### [Records to use]
↓↓↓

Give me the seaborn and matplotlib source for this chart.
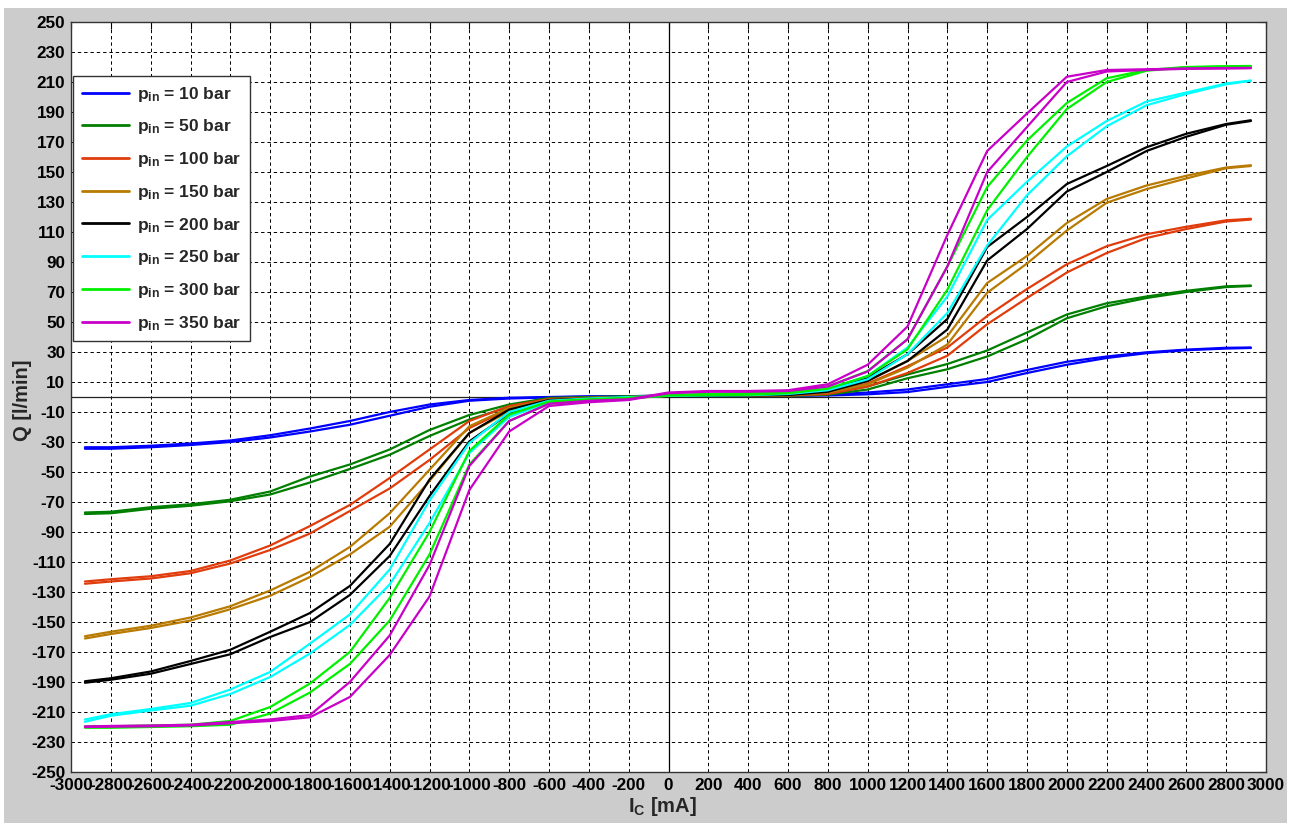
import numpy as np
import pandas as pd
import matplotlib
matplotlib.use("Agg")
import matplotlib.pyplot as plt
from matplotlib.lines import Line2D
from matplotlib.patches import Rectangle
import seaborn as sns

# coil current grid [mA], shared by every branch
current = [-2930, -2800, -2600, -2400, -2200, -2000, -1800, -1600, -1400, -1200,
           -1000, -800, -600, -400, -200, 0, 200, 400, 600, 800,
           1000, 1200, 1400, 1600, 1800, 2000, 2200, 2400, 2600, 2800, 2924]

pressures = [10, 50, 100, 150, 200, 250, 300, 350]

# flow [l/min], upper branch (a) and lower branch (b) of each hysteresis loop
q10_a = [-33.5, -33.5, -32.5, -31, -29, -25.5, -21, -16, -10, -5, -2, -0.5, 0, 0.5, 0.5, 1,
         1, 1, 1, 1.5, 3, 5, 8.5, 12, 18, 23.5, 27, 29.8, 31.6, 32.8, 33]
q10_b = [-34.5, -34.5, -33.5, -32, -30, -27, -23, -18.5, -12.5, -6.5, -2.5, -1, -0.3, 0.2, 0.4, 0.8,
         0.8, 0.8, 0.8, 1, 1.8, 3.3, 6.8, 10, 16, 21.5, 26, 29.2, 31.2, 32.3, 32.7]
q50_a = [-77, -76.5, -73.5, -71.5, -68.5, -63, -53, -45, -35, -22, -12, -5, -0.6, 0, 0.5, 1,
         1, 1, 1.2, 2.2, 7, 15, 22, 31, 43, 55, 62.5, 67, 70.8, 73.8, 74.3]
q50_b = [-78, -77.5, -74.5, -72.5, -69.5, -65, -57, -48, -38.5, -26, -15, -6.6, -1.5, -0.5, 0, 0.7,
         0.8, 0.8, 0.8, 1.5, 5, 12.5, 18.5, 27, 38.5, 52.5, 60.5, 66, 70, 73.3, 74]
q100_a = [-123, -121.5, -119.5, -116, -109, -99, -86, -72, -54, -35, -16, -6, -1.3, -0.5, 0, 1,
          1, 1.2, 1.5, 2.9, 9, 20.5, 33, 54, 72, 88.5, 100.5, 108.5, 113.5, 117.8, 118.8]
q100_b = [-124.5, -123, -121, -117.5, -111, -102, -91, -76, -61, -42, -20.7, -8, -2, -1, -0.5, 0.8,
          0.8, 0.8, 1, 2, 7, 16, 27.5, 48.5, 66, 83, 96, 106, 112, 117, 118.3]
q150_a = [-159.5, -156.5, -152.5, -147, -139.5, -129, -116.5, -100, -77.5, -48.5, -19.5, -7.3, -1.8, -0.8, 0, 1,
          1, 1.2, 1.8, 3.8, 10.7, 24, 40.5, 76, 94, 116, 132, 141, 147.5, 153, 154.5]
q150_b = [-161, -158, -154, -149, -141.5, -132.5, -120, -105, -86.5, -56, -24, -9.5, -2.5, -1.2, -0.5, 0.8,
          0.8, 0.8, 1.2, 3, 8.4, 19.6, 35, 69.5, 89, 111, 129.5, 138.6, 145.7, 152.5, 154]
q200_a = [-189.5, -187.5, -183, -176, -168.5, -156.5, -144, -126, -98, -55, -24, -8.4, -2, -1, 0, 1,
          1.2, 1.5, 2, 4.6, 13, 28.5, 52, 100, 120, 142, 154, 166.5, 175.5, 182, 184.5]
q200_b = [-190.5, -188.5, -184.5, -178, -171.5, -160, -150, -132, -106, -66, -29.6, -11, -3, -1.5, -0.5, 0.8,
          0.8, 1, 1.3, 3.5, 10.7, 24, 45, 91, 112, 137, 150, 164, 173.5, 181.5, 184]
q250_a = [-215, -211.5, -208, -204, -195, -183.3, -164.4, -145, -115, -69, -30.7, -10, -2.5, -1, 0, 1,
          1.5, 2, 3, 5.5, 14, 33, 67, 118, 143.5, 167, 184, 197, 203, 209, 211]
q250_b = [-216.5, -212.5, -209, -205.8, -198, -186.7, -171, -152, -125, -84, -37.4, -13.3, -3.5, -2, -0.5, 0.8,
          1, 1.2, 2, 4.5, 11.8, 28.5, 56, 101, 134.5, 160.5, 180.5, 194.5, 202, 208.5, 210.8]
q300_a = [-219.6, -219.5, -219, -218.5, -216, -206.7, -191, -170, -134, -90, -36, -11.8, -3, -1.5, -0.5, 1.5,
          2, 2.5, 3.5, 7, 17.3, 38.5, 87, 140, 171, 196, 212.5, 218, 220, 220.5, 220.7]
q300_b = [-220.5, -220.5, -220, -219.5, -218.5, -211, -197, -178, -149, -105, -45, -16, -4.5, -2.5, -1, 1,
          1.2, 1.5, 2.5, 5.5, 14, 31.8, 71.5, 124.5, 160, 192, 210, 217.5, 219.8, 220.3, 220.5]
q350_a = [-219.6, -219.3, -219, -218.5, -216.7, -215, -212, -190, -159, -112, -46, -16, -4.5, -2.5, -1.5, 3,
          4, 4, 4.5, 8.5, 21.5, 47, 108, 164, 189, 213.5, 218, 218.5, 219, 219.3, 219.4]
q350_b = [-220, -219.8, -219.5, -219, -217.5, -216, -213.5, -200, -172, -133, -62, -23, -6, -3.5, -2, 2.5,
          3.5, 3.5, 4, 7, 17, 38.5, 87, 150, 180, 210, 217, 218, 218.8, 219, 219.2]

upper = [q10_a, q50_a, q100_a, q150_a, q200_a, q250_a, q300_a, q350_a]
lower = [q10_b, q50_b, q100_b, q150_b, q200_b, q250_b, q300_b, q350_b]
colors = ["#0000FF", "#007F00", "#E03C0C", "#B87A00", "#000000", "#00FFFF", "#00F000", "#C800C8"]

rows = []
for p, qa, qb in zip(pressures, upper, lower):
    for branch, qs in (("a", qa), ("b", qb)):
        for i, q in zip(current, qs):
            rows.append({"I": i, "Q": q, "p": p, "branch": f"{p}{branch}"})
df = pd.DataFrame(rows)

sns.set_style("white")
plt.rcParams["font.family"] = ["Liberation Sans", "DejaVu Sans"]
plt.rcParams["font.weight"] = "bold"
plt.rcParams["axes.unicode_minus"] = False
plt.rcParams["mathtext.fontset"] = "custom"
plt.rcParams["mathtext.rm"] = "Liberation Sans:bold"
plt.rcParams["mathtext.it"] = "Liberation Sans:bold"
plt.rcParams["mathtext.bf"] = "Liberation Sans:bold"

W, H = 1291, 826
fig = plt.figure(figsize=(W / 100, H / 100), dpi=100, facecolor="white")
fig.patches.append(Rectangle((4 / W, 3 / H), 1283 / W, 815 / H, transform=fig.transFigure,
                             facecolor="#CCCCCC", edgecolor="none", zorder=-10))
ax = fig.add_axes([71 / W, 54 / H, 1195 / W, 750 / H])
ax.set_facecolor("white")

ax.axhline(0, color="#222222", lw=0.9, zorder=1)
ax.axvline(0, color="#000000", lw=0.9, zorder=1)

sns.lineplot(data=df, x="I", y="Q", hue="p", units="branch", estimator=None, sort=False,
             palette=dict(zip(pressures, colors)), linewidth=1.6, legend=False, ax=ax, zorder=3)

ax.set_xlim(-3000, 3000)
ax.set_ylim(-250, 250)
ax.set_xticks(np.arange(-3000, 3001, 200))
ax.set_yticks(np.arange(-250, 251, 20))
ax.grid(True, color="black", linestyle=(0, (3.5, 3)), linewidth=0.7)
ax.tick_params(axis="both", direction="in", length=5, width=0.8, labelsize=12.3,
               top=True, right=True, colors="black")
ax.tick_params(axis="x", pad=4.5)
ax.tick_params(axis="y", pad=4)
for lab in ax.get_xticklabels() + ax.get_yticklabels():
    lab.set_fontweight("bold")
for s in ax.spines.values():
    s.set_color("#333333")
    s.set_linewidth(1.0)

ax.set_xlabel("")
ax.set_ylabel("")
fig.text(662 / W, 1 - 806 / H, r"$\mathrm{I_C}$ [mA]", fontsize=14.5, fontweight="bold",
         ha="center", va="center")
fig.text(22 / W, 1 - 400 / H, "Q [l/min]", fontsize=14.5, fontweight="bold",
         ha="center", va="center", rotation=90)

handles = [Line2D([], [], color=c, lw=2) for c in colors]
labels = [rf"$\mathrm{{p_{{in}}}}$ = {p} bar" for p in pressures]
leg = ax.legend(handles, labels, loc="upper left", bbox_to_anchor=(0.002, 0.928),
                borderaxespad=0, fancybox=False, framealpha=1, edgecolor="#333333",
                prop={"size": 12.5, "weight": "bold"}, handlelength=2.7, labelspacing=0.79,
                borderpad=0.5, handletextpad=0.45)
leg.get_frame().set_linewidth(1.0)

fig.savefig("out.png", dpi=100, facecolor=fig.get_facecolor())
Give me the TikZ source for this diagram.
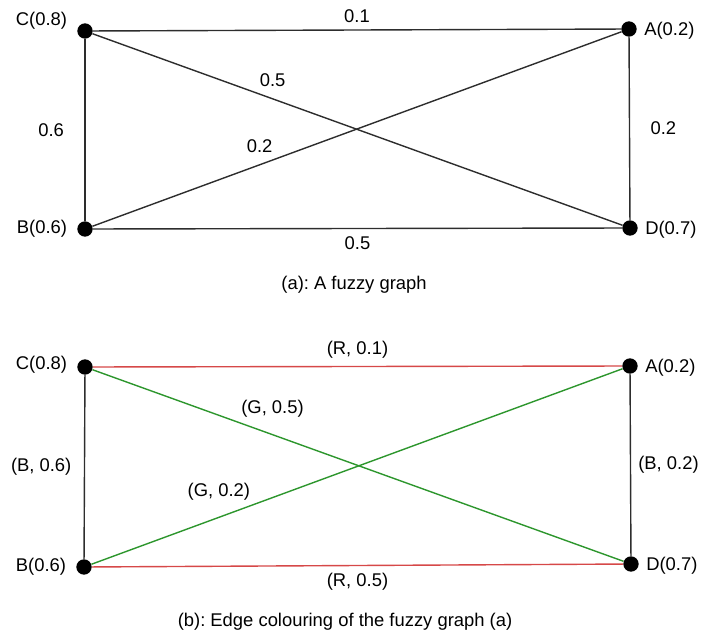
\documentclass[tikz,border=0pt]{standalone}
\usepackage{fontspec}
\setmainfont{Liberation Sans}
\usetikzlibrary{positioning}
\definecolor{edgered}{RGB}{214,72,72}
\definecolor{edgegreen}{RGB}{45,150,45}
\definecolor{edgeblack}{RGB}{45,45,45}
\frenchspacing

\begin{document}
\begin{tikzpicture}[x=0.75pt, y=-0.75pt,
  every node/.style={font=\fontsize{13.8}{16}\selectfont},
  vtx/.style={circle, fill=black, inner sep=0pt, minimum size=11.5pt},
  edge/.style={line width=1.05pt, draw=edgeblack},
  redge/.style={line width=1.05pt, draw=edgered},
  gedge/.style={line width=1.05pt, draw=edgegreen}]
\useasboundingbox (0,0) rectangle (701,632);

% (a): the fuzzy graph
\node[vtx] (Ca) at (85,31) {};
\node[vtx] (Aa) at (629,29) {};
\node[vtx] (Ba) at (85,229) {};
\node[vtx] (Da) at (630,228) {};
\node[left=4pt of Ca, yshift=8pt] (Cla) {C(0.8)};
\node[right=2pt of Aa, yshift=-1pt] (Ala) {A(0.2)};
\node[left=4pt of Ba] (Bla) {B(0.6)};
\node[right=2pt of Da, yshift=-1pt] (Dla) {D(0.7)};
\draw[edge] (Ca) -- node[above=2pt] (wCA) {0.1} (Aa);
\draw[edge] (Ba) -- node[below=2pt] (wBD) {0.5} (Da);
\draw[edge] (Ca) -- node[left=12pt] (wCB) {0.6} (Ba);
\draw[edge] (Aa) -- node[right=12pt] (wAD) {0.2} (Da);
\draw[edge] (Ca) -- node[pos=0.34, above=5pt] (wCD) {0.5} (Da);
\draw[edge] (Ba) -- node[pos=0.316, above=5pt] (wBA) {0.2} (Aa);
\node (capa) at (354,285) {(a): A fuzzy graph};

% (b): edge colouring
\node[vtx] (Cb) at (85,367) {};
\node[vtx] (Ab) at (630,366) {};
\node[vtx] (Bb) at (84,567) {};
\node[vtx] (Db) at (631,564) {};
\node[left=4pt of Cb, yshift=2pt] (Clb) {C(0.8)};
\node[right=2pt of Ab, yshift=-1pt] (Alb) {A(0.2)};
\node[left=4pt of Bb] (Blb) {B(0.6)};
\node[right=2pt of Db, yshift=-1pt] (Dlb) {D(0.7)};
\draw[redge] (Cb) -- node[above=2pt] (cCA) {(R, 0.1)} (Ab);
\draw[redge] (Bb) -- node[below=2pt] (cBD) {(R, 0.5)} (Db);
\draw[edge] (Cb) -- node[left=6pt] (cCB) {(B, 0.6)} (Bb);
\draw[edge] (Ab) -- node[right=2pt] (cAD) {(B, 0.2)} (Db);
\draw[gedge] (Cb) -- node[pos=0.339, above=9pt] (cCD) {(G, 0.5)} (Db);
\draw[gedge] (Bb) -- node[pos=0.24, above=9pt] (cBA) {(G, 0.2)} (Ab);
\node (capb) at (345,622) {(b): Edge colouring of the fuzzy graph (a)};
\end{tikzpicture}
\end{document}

↑↑↑

### [What you need to do]
Reply with one number: the count of lines in the entries that include the word "this".

### [The reply]
2